One day I came home from school by myself. I was maybe in the 5th grade. My brother had some sort of an appointment so I was on my own to open the back door, come inside, veg, and snack. Of course, I had the long walk down my street to get good and scared. When the bus dropped me off, I scanned the woods for movement. I watched for old suspicious cars to slowly turn down our street. I felt murderous eyes upon me with every step and I wanted to sprint the last 50 yards to our house.
I let myself into the back door that opened to our laundry room, and shut it behind me. I had made it! Moments later I heard thundering footsteps coming down the stairs. Someone was inside the supposedly empty house and tearing down the stairs like he was in a race. I had a few precious seconds to get a weapon or run from the house–instead I slid down the wall, sobbing, and with pitiful resignation awaited my executioner.
My brother opened the door to the laundry room and gaped at me heaped in the corner, eyes closed, heaving melodramatically. He was back from his appointment early. He may’ve said, “What’s the matter?” And I may’ve answered, “I thought you were someone else.” That’s the best my memory can produce as far as a transcript. But it did become an immediate joke, one that has endured for over thirty years. It was also an early look inside to see what I’m made of, and it turns out that I’m a cream-filled donut.
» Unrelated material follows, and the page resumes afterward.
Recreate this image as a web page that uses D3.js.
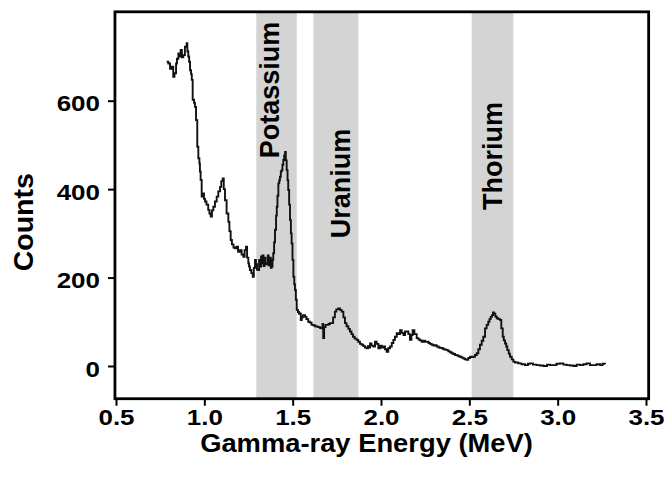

The encounter with the dog brought all that back. Even though the incidents are separated by decades, this floundering in the face of peril is part of a larger pattern. No matter the preparation and in spite of close-at-hand rationality, you never know how you will react in those situations.
Be prepared but realize that the tables can turn in an instant and you may be forced to think defensively. In fact, if your luck is anything like mine the pain and injustice may continue long after the bite. The defensive stance may need to be held for weeks after the incident as you square off with the owners of the dog that bit you. You may still need to brace for questionable enforcement of county laws and watch how protocol gets trumped by local political connections. You may still need to hobble into the clinic to get treatment for your infected thigh hole. And when it’s all over, you may still need to jog by that same house–still unfenced with the same biting dog somewhere inside–armed with mace like a debutante at her first frat party.
All bets are off. Be ready to react whether you’re facing hostility, ineptitude, local corruption, or your own inner wuss. It will only help your stamina.